#### [GIVEN DATA]
※

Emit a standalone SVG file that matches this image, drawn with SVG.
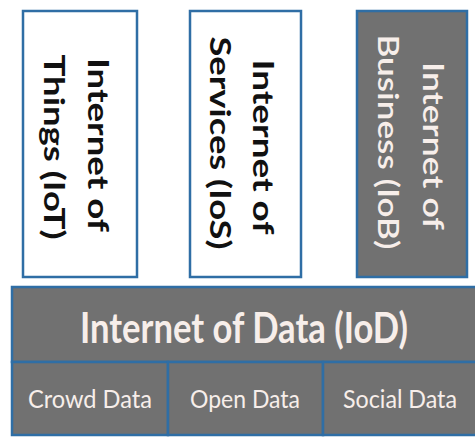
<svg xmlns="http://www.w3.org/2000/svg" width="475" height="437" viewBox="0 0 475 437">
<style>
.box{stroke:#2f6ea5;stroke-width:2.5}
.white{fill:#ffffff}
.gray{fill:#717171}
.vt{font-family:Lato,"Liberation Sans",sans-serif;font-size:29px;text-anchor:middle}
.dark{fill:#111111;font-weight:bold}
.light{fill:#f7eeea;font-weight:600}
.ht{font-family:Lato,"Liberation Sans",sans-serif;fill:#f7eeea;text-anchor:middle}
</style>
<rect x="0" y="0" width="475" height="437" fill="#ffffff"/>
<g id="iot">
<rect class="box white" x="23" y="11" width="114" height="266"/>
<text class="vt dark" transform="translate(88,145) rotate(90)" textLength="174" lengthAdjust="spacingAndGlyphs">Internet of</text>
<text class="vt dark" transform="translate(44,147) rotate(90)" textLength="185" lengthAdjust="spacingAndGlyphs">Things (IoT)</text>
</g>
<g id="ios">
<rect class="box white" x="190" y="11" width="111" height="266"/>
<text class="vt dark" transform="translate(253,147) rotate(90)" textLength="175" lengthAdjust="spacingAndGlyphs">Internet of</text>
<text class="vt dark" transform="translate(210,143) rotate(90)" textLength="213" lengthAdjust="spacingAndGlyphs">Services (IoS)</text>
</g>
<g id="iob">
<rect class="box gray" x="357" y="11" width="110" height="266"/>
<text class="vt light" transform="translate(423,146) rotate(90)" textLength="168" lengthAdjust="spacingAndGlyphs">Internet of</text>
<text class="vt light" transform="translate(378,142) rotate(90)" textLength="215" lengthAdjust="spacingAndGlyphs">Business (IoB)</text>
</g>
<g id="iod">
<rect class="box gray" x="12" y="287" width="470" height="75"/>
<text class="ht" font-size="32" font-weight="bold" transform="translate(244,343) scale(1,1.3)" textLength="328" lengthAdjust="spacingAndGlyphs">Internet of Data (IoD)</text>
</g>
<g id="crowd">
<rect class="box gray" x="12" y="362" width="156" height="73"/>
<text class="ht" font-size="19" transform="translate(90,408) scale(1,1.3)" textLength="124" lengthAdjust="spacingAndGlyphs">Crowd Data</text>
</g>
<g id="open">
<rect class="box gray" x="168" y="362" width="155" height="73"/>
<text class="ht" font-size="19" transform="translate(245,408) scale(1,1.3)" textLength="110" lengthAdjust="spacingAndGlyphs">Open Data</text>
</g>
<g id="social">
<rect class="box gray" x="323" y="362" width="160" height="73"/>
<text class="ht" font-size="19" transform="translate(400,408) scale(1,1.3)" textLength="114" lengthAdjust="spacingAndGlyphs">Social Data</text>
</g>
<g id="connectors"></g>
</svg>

※

Reproduce all of the data exactly; the pictures do not belong in the copy.

Emit a standalone SVG file that matches this image, drawn with SVG.
<svg xmlns="http://www.w3.org/2000/svg" width="475" height="437" viewBox="0 0 475 437">
<style>
.box{stroke:#2f6ea5;stroke-width:2.5}
.white{fill:#ffffff}
.gray{fill:#717171}
.vt{font-family:Lato,"Liberation Sans",sans-serif;font-size:29px;text-anchor:middle}
.dark{fill:#111111;font-weight:bold}
.light{fill:#f7eeea;font-weight:600}
.ht{font-family:Lato,"Liberation Sans",sans-serif;fill:#f7eeea;text-anchor:middle}
</style>
<rect x="0" y="0" width="475" height="437" fill="#ffffff"/>
<g id="iot">
<rect class="box white" x="23" y="11" width="114" height="266"/>
<text class="vt dark" transform="translate(88,145) rotate(90)" textLength="174" lengthAdjust="spacingAndGlyphs">Internet of</text>
<text class="vt dark" transform="translate(44,147) rotate(90)" textLength="185" lengthAdjust="spacingAndGlyphs">Things (IoT)</text>
</g>
<g id="ios">
<rect class="box white" x="190" y="11" width="111" height="266"/>
<text class="vt dark" transform="translate(253,147) rotate(90)" textLength="175" lengthAdjust="spacingAndGlyphs">Internet of</text>
<text class="vt dark" transform="translate(210,143) rotate(90)" textLength="213" lengthAdjust="spacingAndGlyphs">Services (IoS)</text>
</g>
<g id="iob">
<rect class="box gray" x="357" y="11" width="110" height="266"/>
<text class="vt light" transform="translate(423,146) rotate(90)" textLength="168" lengthAdjust="spacingAndGlyphs">Internet of</text>
<text class="vt light" transform="translate(378,142) rotate(90)" textLength="215" lengthAdjust="spacingAndGlyphs">Business (IoB)</text>
</g>
<g id="iod">
<rect class="box gray" x="12" y="287" width="470" height="75"/>
<text class="ht" font-size="32" font-weight="bold" transform="translate(244,343) scale(1,1.3)" textLength="328" lengthAdjust="spacingAndGlyphs">Internet of Data (IoD)</text>
</g>
<g id="crowd">
<rect class="box gray" x="12" y="362" width="156" height="73"/>
<text class="ht" font-size="19" transform="translate(90,408) scale(1,1.3)" textLength="124" lengthAdjust="spacingAndGlyphs">Crowd Data</text>
</g>
<g id="open">
<rect class="box gray" x="168" y="362" width="155" height="73"/>
<text class="ht" font-size="19" transform="translate(245,408) scale(1,1.3)" textLength="110" lengthAdjust="spacingAndGlyphs">Open Data</text>
</g>
<g id="social">
<rect class="box gray" x="323" y="362" width="160" height="73"/>
<text class="ht" font-size="19" transform="translate(400,408) scale(1,1.3)" textLength="114" lengthAdjust="spacingAndGlyphs">Social Data</text>
</g>
<g id="connectors"></g>
</svg>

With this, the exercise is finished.